Свои «Плотницкие рассказы» он придумывал, брал сюжеты из жизни. Василий, крестьянский сын, множество профессий освоил, а еще мальчишкой вместе с дедом и отцом до войны уже табуретки сколачивал. Отец его погиб на войне, троих сирот воспитывала в одиночку мать.
Казалось бы, солдатская служба в Ленинграде, где он даже напечатал стихотворение в газете, должна была поселить в его сознании стремление после демобилизации приютиться любым способом в этом городе. Но душу манили родные просторы. Даже в Вологде он не прижился. Обидела его девица, в которую влюбился, и уехал Василий в родную Тимониху.
Здесь и протекла вся жизнь писателя. Это его желание добра и процветания русской деревне, а также критика заскорузлых сторон сельского бытия породили в среде литературоведов ругательное словцо «писатель-деревенщик».
Иной городской читатель, избалованный западной прозой, говорил о Белове, если доводилось, через губу, точнее, пренебрежительно.

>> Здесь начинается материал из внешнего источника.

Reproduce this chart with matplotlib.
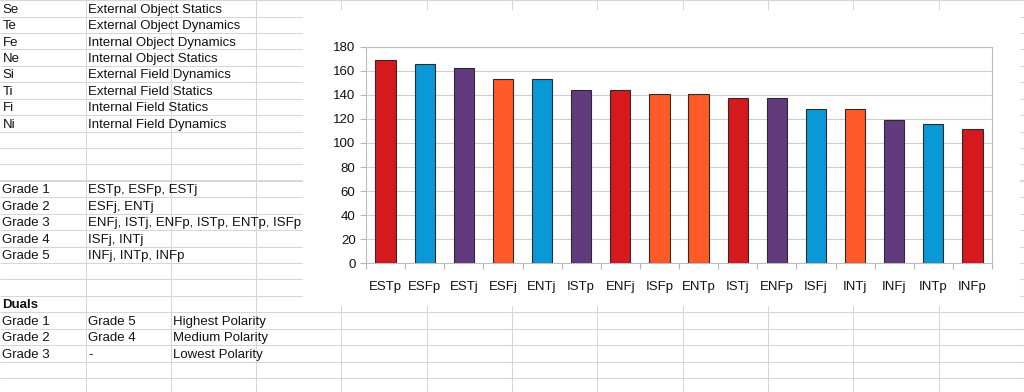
import matplotlib
matplotlib.use("Agg")
import matplotlib.pyplot as plt
from matplotlib.patches import Rectangle

# ---------------- data ----------------
categories = ['ESTp', 'ESFp', 'ESTj', 'ESFj', 'ENTj', 'ISTp', 'ENFj', 'ISFp',
              'ENTp', 'ISTj', 'ENFp', 'ISFj', 'INTj', 'INFj', 'INTp', 'INFp']
values = [169, 166, 162, 153, 153, 144, 144, 141, 141, 137, 137, 128, 128, 119, 116, 112]
bar_colors = ['#D6191E', '#0A98D6', '#643A7E', '#FF5A28', '#0A98D6', '#643A7E', '#D6191E', '#FF5A28',
              '#FF5A28', '#D6191E', '#643A7E', '#0A98D6', '#FF5A28', '#643A7E', '#0A98D6', '#D6191E']
y_ticks = [0, 20, 40, 60, 80, 100, 120, 140, 160, 180]

# spreadsheet cells
element_codes = ['Se', 'Te', 'Fe', 'Ne', 'Si', 'Ti', 'Fi', 'Ni']
element_names = ['External Object Statics', 'External Object Dynamics', 'Internal Object Dynamics',
                 'Internal Object Statics', 'External Field Dynamics', 'External Field Statics',
                 'Internal Field Statics', 'Internal Field Dynamics']
grade_labels = ['Grade 1', 'Grade 2', 'Grade 3', 'Grade 4', 'Grade 5']
grade_members = ['ESTp, ESFp, ESTj', 'ESFj, ENTj', 'ENFj, ISTj, ENFp, ISTp, ENTp, ISFp',
                 'ISFj, INTj', 'INFj, INTp, INFp']
duals_title = 'Duals'
dual_a = ['Grade 1', 'Grade 2', 'Grade 3']
dual_b = ['Grade 5', 'Grade 4', '-']
dual_desc = ['Highest Polarity', 'Medium Polarity', 'Lowest Polarity']

# ---------------- layout ----------------
W, H = 1024, 392
plt.rcParams['font.family'] = ['Liberation Sans', 'DejaVu Sans']
fig = plt.figure(figsize=(W / 100, H / 100), dpi=100)
bg = fig.add_axes([0, 0, 1, 1])
bg.set_xlim(0, W)
bg.set_ylim(H, 0)
bg.axis('off')

row_h = 16.43
row0_base = 12.7
col_w = 85.3
col0 = 85.5
n_rows = 24
grid_c = '#d6d6d6'
FS = 9.5

def baseline(r):
    return row0_base + row_h * r

col_text_x = [2.5, 88.0, 173.0]
cells = []
for i, (c, n) in enumerate(zip(element_codes, element_names)):
    cells.append((i, 0, c, 'normal'))
    cells.append((i, 1, n, 'normal'))
for i, (g, m) in enumerate(zip(grade_labels, grade_members)):
    cells.append((11 + i, 0, g, 'normal'))
    cells.append((11 + i, 1, m, 'normal'))
cells.append((18, 0, duals_title, 'bold'))
for i in range(3):
    cells.append((19 + i, 0, dual_a[i], 'normal'))
    cells.append((19 + i, 1, dual_b[i], 'normal'))
    cells.append((19 + i, 2, dual_desc[i], 'normal'))

for r, c, s, w in cells:
    bg.text(col_text_x[c], baseline(r), s, fontsize=FS, fontweight=w,
            ha='left', va='baseline', color='#111111', zorder=3)

# horizontal grid lines
for k in range(-1, n_rows):
    y = row0_base - 4.4 + 8.2 + row_h * k
    lw = 1.3 if k == 10 else 0.75
    bg.plot([0, W], [y, y], color=grid_c, lw=lw, zorder=1, solid_capstyle='butt')

# vertical grid lines
for j in range(12):
    xg = col0 + col_w * j
    bg.plot([xg, xg], [0, H], color=grid_c, lw=0.75, zorder=1, solid_capstyle='butt')

# chart white background
bg.add_patch(Rectangle((303, 10), 1020 - 303, 306 - 10, facecolor='white', edgecolor='none', zorder=2))

# ---------------- chart ----------------
px_l, px_r, px_t, px_b = 366, 992, 46.7, 263.3
ax = fig.add_axes([px_l / W, 1 - px_b / H, (px_r - px_l) / W, (px_b - px_t) / H])
ax.set_facecolor('none')
x = list(range(len(categories)))
ax.bar(x, values, width=0.52, color=bar_colors, edgecolor='#2b2b2b', linewidth=0.8, zorder=3)
ax.set_xlim(-0.5, len(categories) - 0.5)
ax.set_ylim(0, 180)
ax.set_yticks(y_ticks)
ax.set_yticklabels([str(v) for v in y_ticks], fontsize=FS, color='#111111')
ax.yaxis.grid(True, color='#cfcfcf', lw=0.8, zorder=0)
ax.set_axisbelow(True)
ax.set_xticks(x)
ax.set_xticklabels(categories, fontsize=FS, color='#111111')
ax.set_xticks([i - 0.5 for i in range(len(categories) + 1)], minor=True)
ax.tick_params(axis='x', which='major', length=0, pad=13)
ax.tick_params(axis='x', which='minor', length=4.5, width=0.8, color='#b5b5b5', direction='out')
ax.tick_params(axis='y', length=4.5, width=0.8, color='#b5b5b5', pad=3)
for s in ax.spines.values():
    s.set_color('#bdbdbd')
    s.set_linewidth(0.8)

fig.savefig('out.png', dpi=100)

А он не показывал вида, что обижался. А в деревне и слова такого не знали, семитов в глаза не видели. Взгляд сельского человека упёрт или в грядку, или в колосящуюся ниву, или в молитве поднят к небу.
Признавался же Василий Иванович: не уйти ли ему в монахи. В Бога веровал всегда. Молился. В восстановленной им церкви было где ему и верующему народу помолиться. И вот всё оказалось разрушено. Итог — инсульт, долгая болезнь и конец. Он завещал похоронить его на кладбище, где покоится его мать, Анфиса Ивановна Белова.
У Василия Ивановича Белова были две Государственные премии, главные советские ордена. И никакой разрушительной зависти к писателям-москвичам или ленинградцам он не имел. Его родила и взрастила русская деревенская женщина. Там родилась его дочка Анна. Он — вологодский сын и мог бы стать долгожителем. Если бы не вандалы. Тем страшнее, что они не чужаки, а односельчане.
Я попросила ведущего научного сотрудника Института мировой литературы Александра Мироновича Ушакова вспомнить встречи с Беловым.
— Писатели-деревенщики внесли в русскую литературу новый взгляд на мир, который до них отсутствовал. Они словно впервые внимательно посмотрели на судьбу русского селянина, на сельский уклад и заставили читателя задуматься над судьбой российского села. Но за этим призывом стояла мысль о необходимости сохранения природы, сельского уклада жизни.
Я с Василием познакомился, когда он был уже известен. Судьба соединила нас крепко. Его интересовали многие вопросы русской истории. И мы часто об этом говорили. Конечно, выпивали, ездили по разным городам, бывали на всевозможных совещаниях молодых писателей, и не только — но и молодых режиссеров, актеров. Я не замечал у него никакой горделивости. Он был человеком, принимающим юмор своего собеседника. А внешне очень покладистый, но человек, очень крепко убежденный в главном понимании жизни. И сдвинуть его с этой точки зрения было невозможно.
У меня есть несколько писем Василия ко мне. Одно время ему денег не хватало на семью. Он написал повесть «По 206-й статье». А я ему сказал: «Ты бы написал пьесу, а я бы ее продвинул». Я тогда работал в Министерстве культуры. Он написал, и всё руководство хотело, чтобы она появилась. Но предложили сократить процентов на двадцать. Деньги, правда, выдали. Я сократил. Он посмотрел, смутился. И сказал: «Моя-то пьеса была подлиннее». Заметил сокращения. Пьесу эту ставили в Вологде.
Я очень скорблю. Меня по сердцу ударила весть о его кончине. Из жизни ушел не только замечательный писатель, но и прекрасный и близкий мне человек.